With Pakistan there is a similar story: a nation essentially created on religious grounds containing a number of competing communities. Urdu is the de facto official language, only this arrangement is not formalised as it is with it close cousin Hindi in India. And in Bosnia there is little appetite for opening a linguistic battlefield for obvious reasons.
Costa Rica does not have the obvious political tensions that usually makes language contentious. It has historically been the most stable democracy in Latin America. But though Spanish dominates, there are competing languages:
Some native languages are still spoken in indigenous reservations the most numerically important are the Bribri, Maléku,Cabécar and Ngäbere languages some of which have several thousand speakers in Costa Rica - others a few hundred. Some languages like Teribe and Boruca have less than a thousand speakers. An Creole-English language (also known as Mekatelyu) is spoken in the Caribbean coast. Around 10.7% of Costa Rica's adult population (18 or older) also speaks EnglishEnglish has, of course, become the world's de facto second language. So the appearance of the two giants of Anglosphere: the UK and the USA on the list may seem puzzling. I would argue that this is essentially a product of self-confidence - English achieved a natural pre-eminence without the need for any paperwork to support this role. Only where that dominance has been challenged - by Spanish in some US states, for example - has there been a legal attempt to formalise English as the official language.

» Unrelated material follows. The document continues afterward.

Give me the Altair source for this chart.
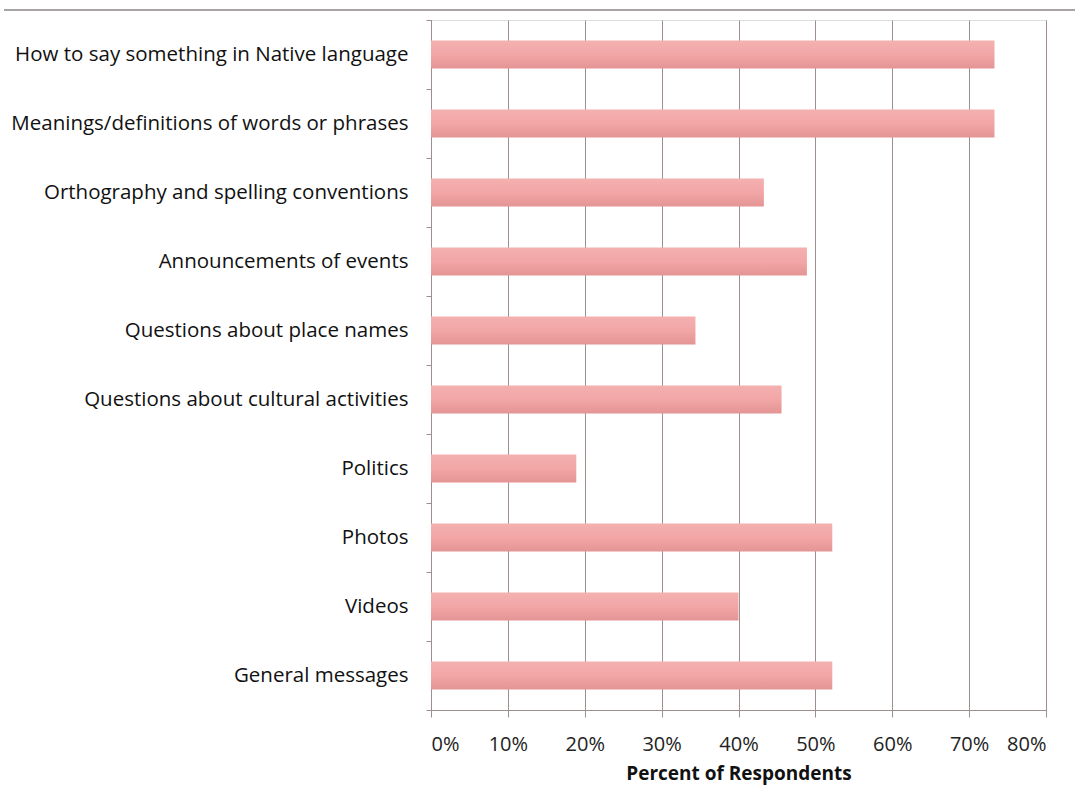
import altair as alt
import pandas as pd

categories = [
    "How to say something in Native language",
    "Meanings/definitions of words or phrases",
    "Orthography and spelling conventions",
    "Announcements of events",
    "Questions about place names",
    "Questions about cultural activities",
    "Politics",
    "Photos",
    "Videos",
    "General messages",
]
percent = [73.3, 73.3, 43.3, 48.9, 34.4, 45.6, 18.9, 52.2, 40.0, 52.2]
x_ticks = [0, 10, 20, 30, 40, 50, 60, 70, 80]

df = pd.DataFrame({"category": categories, "value": [p / 100 for p in percent]})

FONT = "Open Sans"
GRID = "#9c8f8d"

bars = alt.Chart(df).mark_bar(
    height=alt.RelativeBandSize(band=0.405),
    color=alt.Gradient(
        gradient="linear",
        x1=0, y1=0, x2=0, y2=1,
        stops=[
            alt.GradientStop(offset=0, color="#f4b0b0"),
            alt.GradientStop(offset=0.5, color="#f2a6a6"),
            alt.GradientStop(offset=1, color="#e49494"),
        ],
    ),
).encode(
    x=alt.X(
        "value:Q",
        scale=alt.Scale(domain=[0, 0.8], nice=False),
        axis=alt.Axis(
            values=[t / 100 for t in x_ticks],
            format=".0%",
            title="Percent of Respondents",
            titleFont=FONT,
            titleFontSize=19,
            titleFontWeight="bold",
            titleColor="#111111",
            titlePadding=10,
            labelFont=FONT,
            labelFontSize=20,
            labelColor="#222222",
            labelPadding=17,
            tickSize=7,
            tickColor=GRID,
            domainColor=GRID,
            gridColor=GRID,
            grid=True,
        ),
    ),
    y=alt.Y(
        "category:N",
        sort=categories,
        scale=alt.Scale(paddingInner=0, paddingOuter=0),
        axis=alt.Axis(
            title=None,
            labelFont=FONT,
            labelFontSize=20.5,
            labelColor="#111111",
            labelPadding=18,
            tickBand="extent",
            tickSize=5,
            tickColor=GRID,
            domainColor=GRID,
            labelLimit=430,
        ),
    ),
)

top_line = alt.Chart(df).mark_rule(color="#a8a4a4", strokeWidth=1.5).encode(
    x=alt.value(-427), x2=alt.value(644), y=alt.value(-10)
)

chart = alt.layer(bars, top_line).properties(
    width=615,
    height=690,
    autosize=alt.AutoSizeParams(type="none"),
    padding={"left": 431, "top": 20, "right": 29, "bottom": 75},
).configure_view(stroke=None).configure(background="white")

chart.save("out.html", embed_options={"renderer": "svg", "actions": False})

From this point of view, the assertion of language can be a defensive measure, often linked to a fragile sense of nation. My Irish parents, for example, were taught entirely in their national language (Gaelic). The only problem with this was that Gaelic was a foreign language to them - the vast majority of Irish people have been speaking English as their first (often sole) language for more than a hundred years. And as Kingsley Amis points out in The Old Devils, translating signs 'for those Welsh people who don't recognise the word taxi' suggests that some language revivalists may be trying a little too hard.